The City of La Rochelle in France wanted to redevelop Valin Square, a symbolic location in the Old Port, so that the community could rediscover this area midway between the city and the sea. The brief was to restore the Square’s role as a place for families to rest and play. The intention was to use its original triangular shape with two sides facing the docks and one side overlooking the old town to create a play area based on the concept of the “relationship between the maritime world and children“.
Organising the play area into two clearly identified parts
The land and the sea are contrasted and separated by a wide pontoon. Each of the spaces is marked by a choice of play elements and colour codes consistent with its own world. The pontoon symbolises the dunes formed by the wind. Its undulating shape creates dynamism at the centre of the play area. On the land side the lighthouse faces the boat that will go out to sea. A steel wire aerial walkway links the two elements. Its transparency encourages children to overcome their fear of heights.

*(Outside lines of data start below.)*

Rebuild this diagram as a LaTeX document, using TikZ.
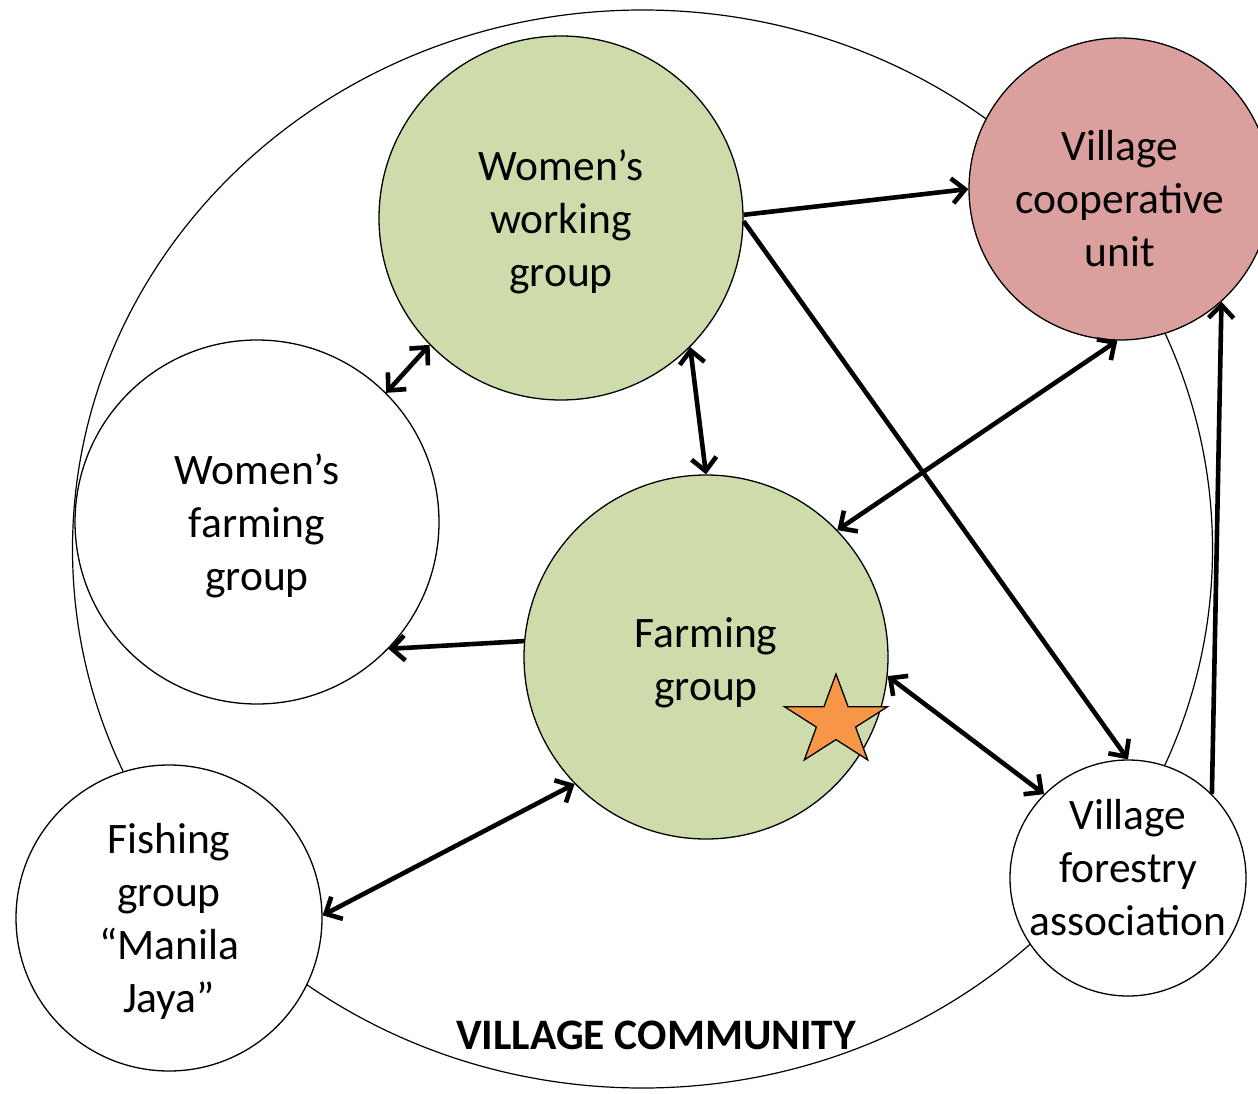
\documentclass[tikz,border=0pt]{standalone}
\usepackage{fontspec}
\setmainfont{Carlito}
\usetikzlibrary{arrows.meta}
\definecolor{grp}{RGB}{205,220,170}
\definecolor{coopc}{RGB}{219,160,158}
\definecolor{starc}{RGB}{247,150,70}
\tikzset{
  grpcircle/.style={circle, draw=black, line width=1.3pt, inner sep=0pt},
  lbl/.style={align=center, font=\fontsize{43.5}{53}\selectfont, inner sep=0pt},
  barb/.tip={Straight Barb[length=13pt,width=25pt,line width=4.6pt]},
  link/.style={line width=4.6pt, -barb},
  dlink/.style={line width=4.6pt, barb-barb},
}
\begin{document}
\begin{tikzpicture}[x=1pt,y=-1pt]
\useasboundingbox (0,0) rectangle (1258,1094);
\fill[white] (0,0) rectangle (1258,1094);
% village community
\draw[line width=1.2pt] (642.5,549) ellipse [x radius=570pt, y radius=539pt];
\node[lbl, font=\fontsize{43.5}{53}\selectfont\bfseries] (vc) at (656,1035) {VILLAGE COMMUNITY};
% circles
\node[grpcircle, fill=grp, minimum size=364pt] (wwg) at (561,218) {};
\node[grpcircle, fill=coopc, minimum size=302pt] (coop) at (1120,189) {};
\node[grpcircle, fill=white, minimum size=364pt] (wfg) at (257,522) {};
\node[grpcircle, fill=grp, minimum size=364pt] (fg) at (706,657) {};
\node[grpcircle, fill=white, minimum size=306pt] (fish) at (169,918) {};
\node[grpcircle, fill=white, minimum size=236pt] (fa) at (1128,878) {};
% texts
\node[lbl] (wwgt) at (561,222) {Women’s\\working\\group};
\node[lbl] (coopt) at (1120,199) {Village\\cooperative\\unit};
\node[lbl] (wfgt) at (257,526) {Women’s\\farming\\group};
\node[lbl] (fgt) at (706,663) {Farming\\group};
\node[lbl] (fisht) at (169,921) {Fishing\\group\\“Manila\\Jaya”};
\node[lbl] (fat) at (1128,868) {Village\\forestry\\association};
% star
\draw[fill=starc, line width=1.3pt, line join=miter]
  (836,674) -- (823.9,706.8) -- (784.6,706.8) -- (816.4,727.1) -- (804.3,759.9)
  -- (836,739.6) -- (867.7,759.9) -- (855.6,727.1) -- (887.4,706.8) -- (848.1,706.8) -- cycle;
% connectors
\draw[link] (wwg.1) -- (coop.180);
\draw[link] (wwg.-1) -- (fa.90);
\draw[dlink] (wwg.224) -- (wfg.45);
\draw[dlink] (wwg.-45) -- (fg.90);
\draw[dlink] (coop.-91) -- (fg.44);
\draw[link] (fa.45) -- (coop.-48);
\draw[link] (fg.175) -- (wfg.-44);
\draw[dlink] (fg.224) -- (fish.1);
\draw[dlink] (fg.-6) -- (fa.135);
\end{tikzpicture}
\end{document}
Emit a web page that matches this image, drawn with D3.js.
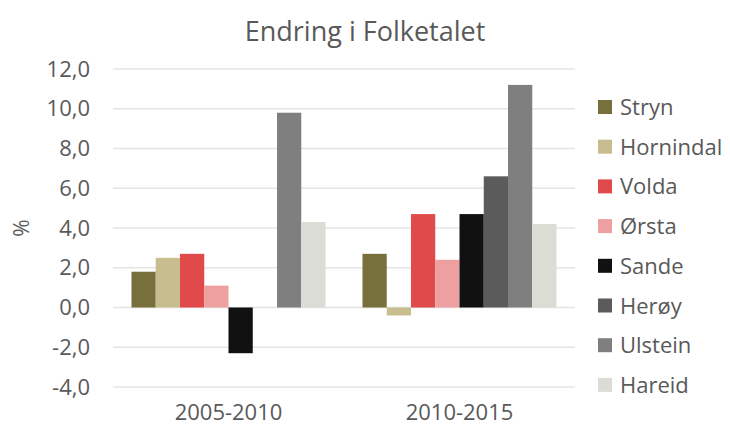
<!DOCTYPE html>
<html>
<head>
<meta charset="utf-8">
<script src="https://cdn.jsdelivr.net/npm/d3@7"></script>
<style>
  body { margin: 0; background: #fff; }
  text { font-family: "Open Sans", sans-serif; fill: #595959; }
</style>
</head>
<body>
<script>
// data
var periods = ["2005-2010", "2010-2015"];
var kommunar = ["Stryn", "Hornindal", "Volda", "Ørsta", "Sande", "Herøy", "Ulstein", "Hareid"];
var colours = ["#77703d", "#c8bd8f", "#e04a4a", "#ee9f9f", "#111111", "#5b5b5b", "#7f7f7f", "#dcdcd7"];
var values_2005_2010 = [1.8, 2.5, 2.7, 1.1, -2.3, 0, 9.8, 4.3];
var values_2010_2015 = [2.7, -0.4, 4.7, 2.4, 4.7, 6.6, 11.2, 4.2];
var y_ticks = [-4, -2, 0, 2, 4, 6, 8, 10, 12];

var w = 730, h = 434;
var margin = {top: 69, right: 155, bottom: 47, left: 113};

var svg = d3.select("body").append("svg")
  .attr("width", w)
  .attr("height", h);

//build rows: one per period with values per kommune
var rows = periods.map(function(p, i) {
  var vals = i === 0 ? values_2005_2010 : values_2010_2015;
  return {period: p, values: kommunar.map(function(k, j) { return {name: k, value: vals[j], colour: colours[j]}; })};
});

var x0 = d3.scaleBand()
  .domain(periods)
  .range([margin.left, w - margin.right])
  .paddingInner(0.16)
  .paddingOuter(0.08);

var x1 = d3.scaleBand()
  .domain(kommunar)
  .range([0, x0.bandwidth()]);

var y = d3.scaleLinear()
  .domain([-4, 12])
  .range([h - margin.bottom, margin.top]);

//gridlines
svg.append("g")
  .selectAll("line")
  .data(y_ticks)
  .enter().append("line")
  .attr("x1", margin.left)
  .attr("x2", w - margin.right)
  .attr("y1", function(d) { return y(d); })
  .attr("y2", function(d) { return y(d); })
  .style("stroke", "#e4e4e4")
  .style("stroke-width", 1.5);

//y axis labels
var y_axis = d3.axisLeft(y)
  .tickValues(y_ticks)
  .tickSize(0)
  .tickPadding(23)
  .tickFormat(function(d) { return d3.format(".1f")(d).replace(".", ",").replace("−", "-"); });

svg.append("g")
  .attr("transform", "translate(" + margin.left + ",0)")
  .call(y_axis)
  .call(function(g) { g.select(".domain").remove(); })
  .selectAll("text")
  .style("font-family", "'Open Sans', sans-serif")
  .style("font-size", "22px")
  .style("fill", "#595959");

//x axis labels
var x_axis = d3.axisBottom(x0).tickSize(0).tickPadding(17);
svg.append("g")
  .attr("transform", "translate(0," + y(-4) + ")")
  .call(x_axis)
  .call(function(g) { g.select(".domain").remove(); })
  .selectAll("text")
  .style("font-family", "'Open Sans', sans-serif")
  .style("font-size", "22px")
  .style("fill", "#595959");

//bars
var groups = svg.selectAll(".group")
  .data(rows)
  .enter().append("g")
  .attr("class", "group")
  .attr("transform", function(d) { return "translate(" + x0(d.period) + ",0)"; });

groups.selectAll("rect")
  .data(function(d) { return d.values; })
  .enter().append("rect")
  .attr("x", function(d) { return x1(d.name); })
  .attr("width", x1.bandwidth())
  .attr("y", function(d) { return y(Math.max(0, d.value)); })
  .attr("height", function(d) { return Math.abs(y(d.value) - y(0)); })
  .style("fill", function(d) { return d.colour; });

//title
svg.append("text")
  .attr("x", 365)
  .attr("y", 41)
  .style("text-anchor", "middle")
  .style("font-size", "27px")
  .text("Endring i Folketalet");

//y label
svg.append("text")
  .attr("transform", "translate(29," + y(4) + ") rotate(-90)")
  .style("text-anchor", "middle")
  .style("font-size", "21px")
  .text("%");

//legend
var legend = svg.selectAll(".legend")
  .data(kommunar)
  .enter().append("g")
  .attr("class", "legend")
  .attr("transform", function(d, i) { return "translate(598," + (107 + i * 39.7) + ")"; });

legend.append("rect")
  .attr("y", -7)
  .attr("width", 14)
  .attr("height", 14)
  .style("fill", function(d, i) { return colours[i]; });

legend.append("text")
  .attr("x", 22)
  .attr("y", 8)
  .style("font-size", "22px")
  .text(function(d) { return d; });
</script>
</body>
</html>
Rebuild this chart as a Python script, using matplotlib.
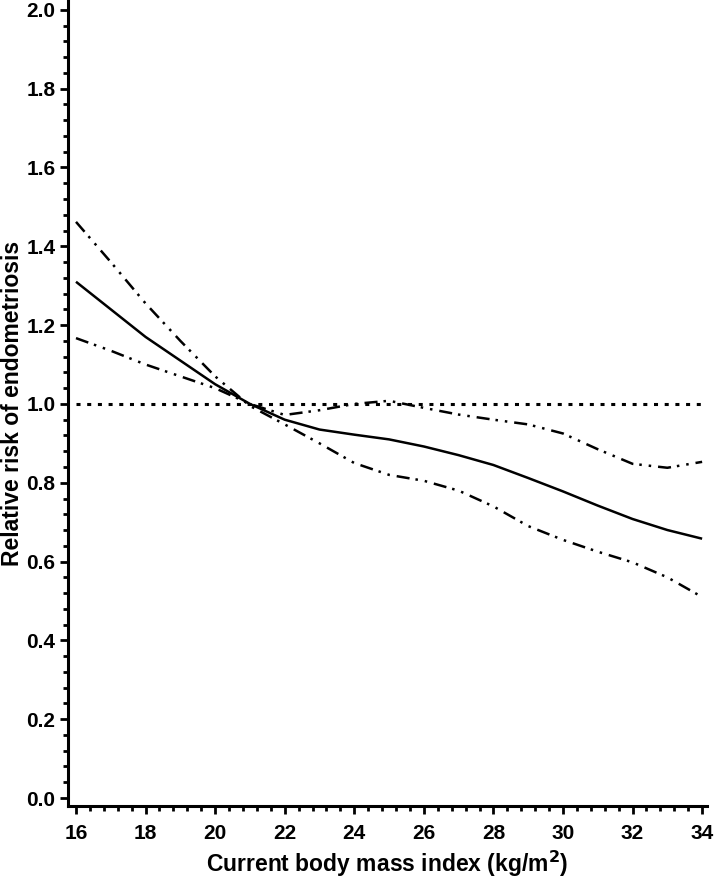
import matplotlib
matplotlib.use("Agg")
import matplotlib.pyplot as plt
from matplotlib.ticker import MultipleLocator, FormatStrFormatter

plt.rcParams['font.family'] = ['Liberation Sans', 'DejaVu Sans']
plt.rcParams['lines.scale_dashes'] = False

# Data
bmi = [16, 17, 18, 19, 20, 21, 22, 23, 24, 25, 26, 27, 28, 29, 30, 31, 32, 33, 34]
rr = [1.31, 1.24, 1.17, 1.11, 1.05, 1.00, 0.96, 0.935, 0.922, 0.910, 0.892,
      0.870, 0.845, 0.812, 0.778, 0.742, 0.708, 0.680, 0.658]
ci_a = [1.462, 1.36, 1.255, 1.16, 1.07, 0.995, 0.948, 0.900, 0.850, 0.820, 0.805,
        0.780, 0.740, 0.690, 0.655, 0.625, 0.598, 0.560, 0.510]
ci_b = [1.167, 1.135, 1.100, 1.070, 1.040, 1.000, 0.972, 0.984, 1.000, 1.008, 0.990,
        0.973, 0.960, 0.948, 0.925, 0.885, 0.848, 0.838, 0.853]
ref_x = [16, 34]
ref_y = [1.0, 1.0]

xlabel = "Current body mass index (kg/m$^\\mathbf{2}$)"
ylabel = "Relative risk of endometriosis"

fig = plt.figure(figsize=(7.14, 8.81), dpi=100)
ax = fig.add_axes([68/714, 75/881, (707-68)/714, (806-0)/881])

lw = 1.8
ax.plot(ref_x, ref_y, color='black', lw=2.2, dashes=(2.9, 4.8), dash_capstyle='butt')
ax.plot(bmi, rr, color='black', lw=lw, solid_capstyle='butt')
ddd = (9.4, 4.3, 1.8, 5.0, 1.8, 5.0)
ax.plot(bmi, ci_a, color='black', lw=lw, dashes=ddd)
ax.plot(bmi, ci_b, color='black', lw=lw, dashes=ddd)

ax.set_xlim(15.77, 34.14)
ax.set_ylim(-0.0203, 2.025)

ax.spines['top'].set_visible(False)
ax.spines['right'].set_visible(False)
for s in ('left', 'bottom'):
    ax.spines[s].set_linewidth(2.2)

ax.xaxis.set_major_locator(MultipleLocator(2))
ax.xaxis.set_minor_locator(MultipleLocator(0.4))
ax.yaxis.set_major_locator(MultipleLocator(0.2))
ax.yaxis.set_minor_locator(MultipleLocator(0.04))
ax.yaxis.set_major_formatter(FormatStrFormatter('%.1f'))

ax.tick_params(which='major', direction='out', length=6, width=2.0, labelsize=15, pad=3)
ax.tick_params(axis='x', which='major', pad=7)
ax.tick_params(which='minor', direction='out', length=3.5, width=2.0)
for lab in ax.get_xticklabels() + ax.get_yticklabels():
    lab.set_fontweight('bold')

ax.set_xlabel(xlabel, fontsize=16.5, fontweight='bold')
ax.set_ylabel(ylabel, fontsize=16.5, fontweight='bold')
ax.xaxis.set_label_coords(0.5, -(864 - 806) / 806)
ax.xaxis.label.set_va('center')
ax.yaxis.set_label_coords(-(68 - 13) / 639, 0.5)
ax.yaxis.label.set_va('center')

fig.savefig('out.png', dpi=100)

Arranging the bespoke play equipment
The lighthouse, designed on 2 levels, has play elements inspired by the maritime world such as green and red lights, a speaking tube and telescope. The bow of the boat that has run aground provides opportunities for role-play and meeting other children. The slide encourages children to dive into the open sea.
Children are immersed in a three-dimensional play environment with rope games mounted on undulating shapes, multi-seat pods and a wide slide. They can slide, climb, crawl and swing, experiencing this exciting feeling of braving the waters of a rough sea.
Child-sized crates that have been washed ashore become climbing frames, hiding places and tactile play features. The internal walls of these crates have been personalised using the Grafic Games (bespoke design) technique, turning them into treasure chests, enhancing their play value and the imaginative possibilities.
“As part of the redevelopment of the Old Port area, the City of La Rochelle wanted to have a symbolic play area, with structures that look different from the usual ‘play equipment catalogue’. We were given free rein to interpret the theme, with play areas which could be figurative or symbolic. This led us to create more than a play area: an entire universe, unique in itself. Our approach included supplying products, surfaces and managing colour consistency, right through to the decorative details. Regular contact with the client enabled us to give a response that matched their needs and further personalised the project to exceed their expectations.” Marielle Bourreau, Proludic Research and Development Director.